For The Great Justice

Jan 14, 2008 13:16

The Golden Globes were the saddest thin' I ever saw.

No glitz. No spritz. No glam. Somehow though, I got the feeling the stars themselves were quite happy not to have to go on crash diets to fit into that bedazzled red 1-2 puncher, or to have to wake up early to get their hair done, or to hobble down the carpet in 6 inchers, all the while flashing saccharine grins to mask their truely hassled interior. You think I take actors seriously on these things? It's another freaking show, that's all. The plastic wonder cloud world everyone wants to see. It's a facade! Last night, we witnessed the truth! There is no spoon! When it comes down to it, these awards are basically words on paper. A press conference. Suits and egos. An unwelcome slap in the face from Mr. Reality.

Perhaps I wax too dramatic.

But at any rate, god the Globes sucked. There wasn't really any Globes TO watch. I came in on the last 30 minutes of the Access Hollywood Special and stared in horror at that monstrosity. I'm not sure what was worse, seeing Queen Latifah single-handedly host the People's Choice Awards in front of no people, or what transpired last night. And it was even worse to see who was winning! I'm glad Juno didn't get anything though...I haven't seen it, but I don't like the premise. It's depressing. The actors are great but I find the story so tragic.
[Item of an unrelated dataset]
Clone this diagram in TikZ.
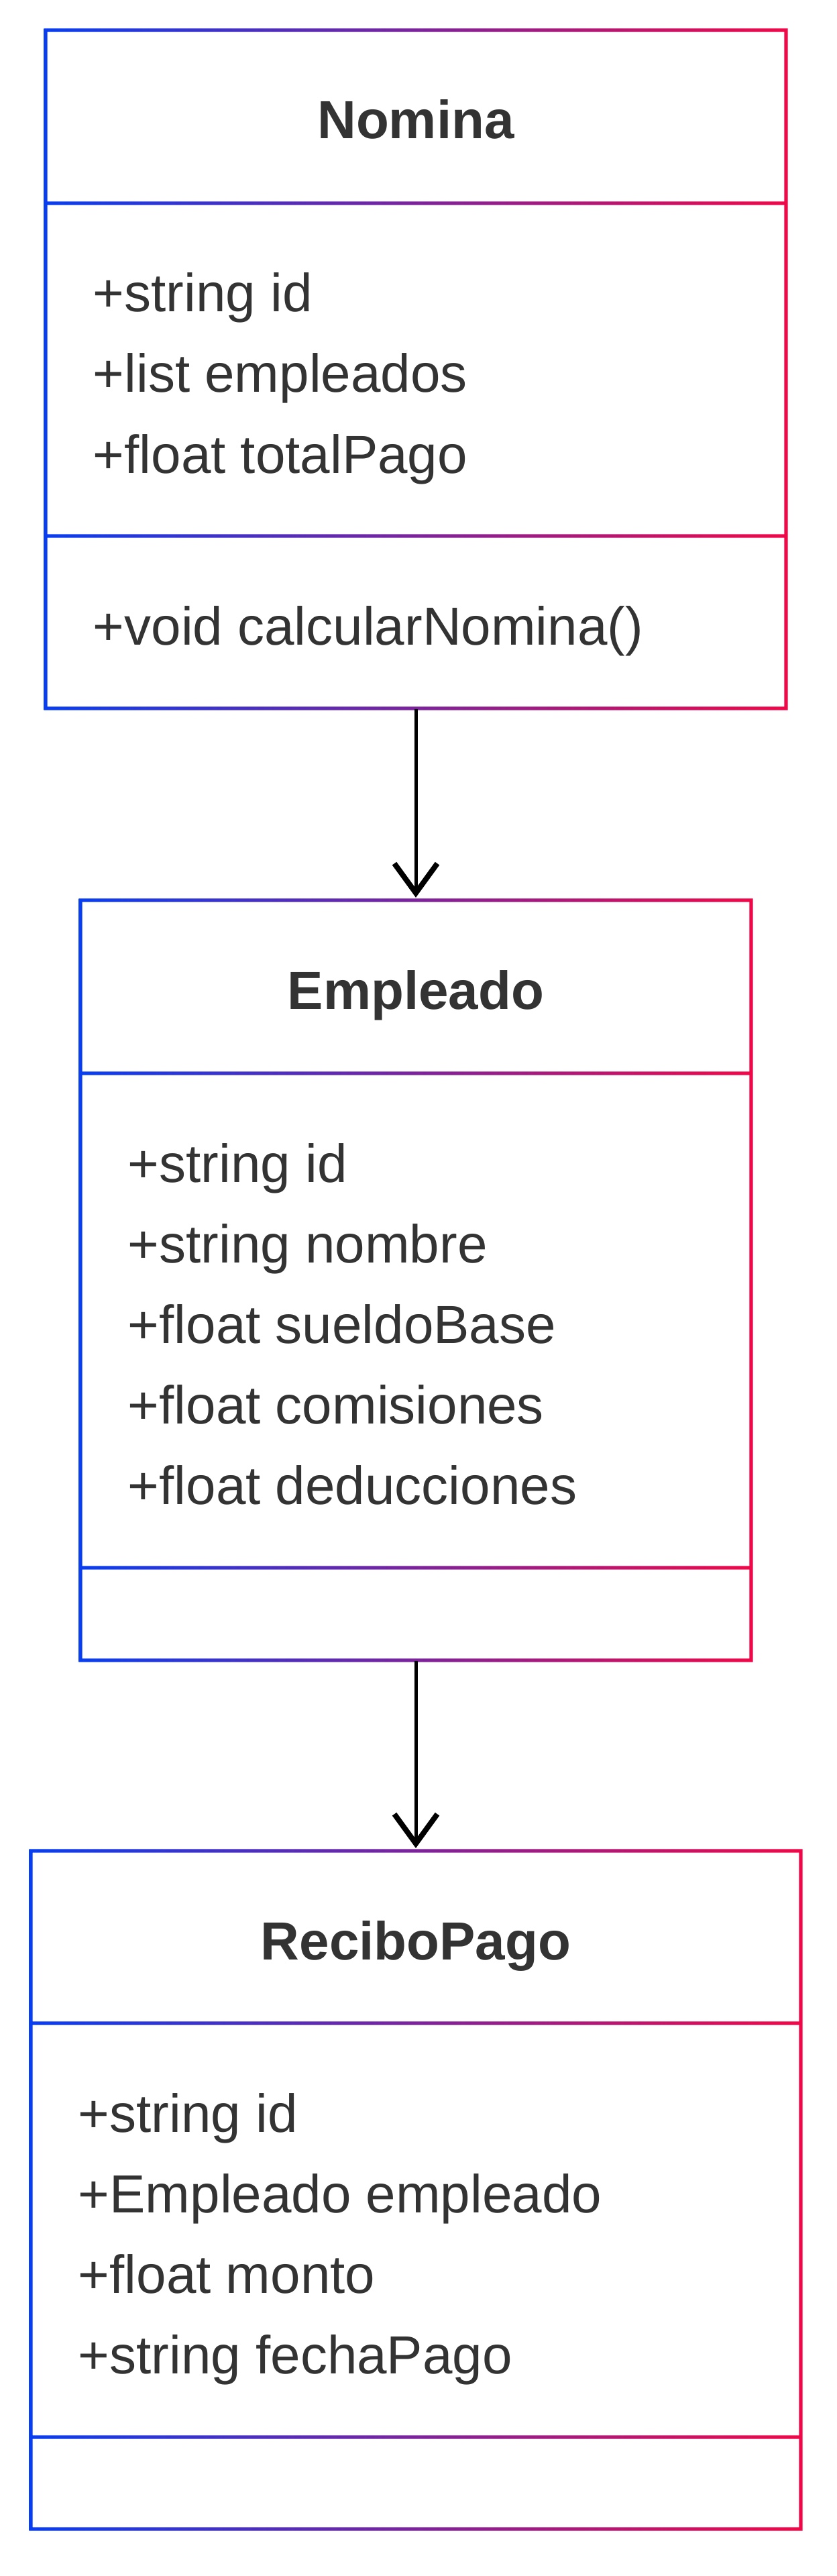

And this is what it is, you know? This is what happens when you forsake the people who smooth the butter on your bread. People like to joke that writers are nobody, but you know what, we ARE somebody. In fact, we are MORE than what you see on the screen. We are minds, creating and thinking constantly at millions of thoughts per second. We may not all be geniuses, in fact, some of us have no business writing at all, but the fact is, the STORY begins with us. With a word: FADE IN. And then: EXT. or INT. That is where the magic happens, at a keyboard in a quiet room with a cup of joe nearby. Without us, the billion dollar industry of film would be NOTHING. There would be no one to weave a world in words.

It is profoundly ungrateful a statement it is to say "he's just a writer".

Before man began to entertain himself with pictures that moved, he used the ultimate camera: his own imagination. His voice and his inherent creativity. And please, lets not forget, Shakespeare, the greatest playwright in the western world, was first and foremost a writer.

It is shocking to see how little the mind of the writer is appreciated. Unless of course, the movie is bad, then suddenly, all fingers point to the writer, that speck on the wall, that crushed bug on the windshield that the wipers miss by mere inches.

Shame on Tinsel Town! It's getting everything it deserves. I will not cry for the Awards shows. I will not cry for the dress that Angelina never got to wear. I will not cry for the over-priced, fattening food that never got eaten. I will not cry for Cojo who never got to rip into who was fab and who was gag. I will cry for the underappreciated writers who turn the wheels and start the cogs, whether the big-wigs want to recognize it or not. I will cry for the even MORE underappreicated crew-people, those grossly underpaid slave laborers who bring a set to life. Those who cook and clean and draw and heft and hoist and push and pull and carve. Those who hold the cameras, those who build the fake plastic starships and those that draw their concepts. All hail the cogs in the Tinsel Machine! We see you and and we acknowledge your labors! This machine is broken without you!

In closing, let me ask this: do we, the general fannish public, really realize what we mean when we say "Our heroes are our writers"? Do we really comprehend our slogans, or are we simply joining the fray, since it is the hip thing to do, whilst secretly wishing that the writers would give up already so we can get back to watching our favorite shows?

People, this is a power struggle. The Dark Side vs the Light Side. It's gone beyond our entertainment. This is about recognition. This is about being cut a bigger slice of the pie we helped bake. If shutting down Tinsel Town is what will bring the greedy corporate hogs to their knees, that is what shall be done. Tyranny can never win. That's what Democracy is supposed to be about.